Espressif chips are not "hardened" to the extent that you could use them, e.g. in a bank, medical or defense environment (to my knowledge anyway). As a consequence, a dedicated adversary would likely always be able to extract your firmware, possibly by means of an electron microscope, laser attacks and tungsten probes sniffing the processor in operation, etc. etc.
But a number of differentiated tools are provided that allow for solid protection for a number of different use cases. For most practical scenarios, the tools provided in the IDF are able to prevent firmware extraction. These tools necessarily make support and diagnostics more difficult, so there is a tradeoff to using them you need to understand.

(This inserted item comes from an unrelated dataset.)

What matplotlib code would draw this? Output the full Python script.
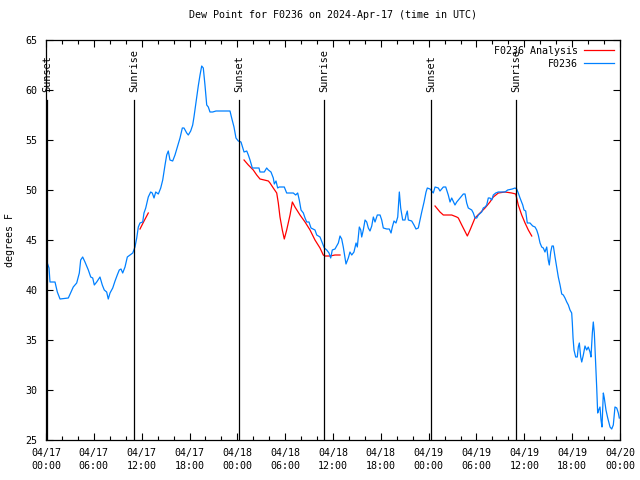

I guess the short answer could be: the built in mechanisms should prevent a knowledgeable adversary like an ee graduate student with access to typical electronic lab equipment like an oscilloscope from extracting a usable copy of the firmware. Of course they could still come up with a clever side channel. I couldn't estimate how difficult it would be for a specialized lab, e.g. a hardware security research group, the FBI or if the folks at Intel or NXP etc. were really interested in your firmware, but I assume probably not very given the funds.
For a more nuanced answer, I'd start by exploring the different firmware protection mechanisms available. A good place to start would be reading about fuses e.g. here:
https://docs.espressif.com/projects/esp ... efuse.html another topic could be flash encryption, e.g. describe here:
https://docs.espressif.com/projects/esp ... ption.html
Firmware protection consists of more than just setting it to "really protected". You'll be able to get a more qualified answer once you understand the different aspects and can ask more specific questions.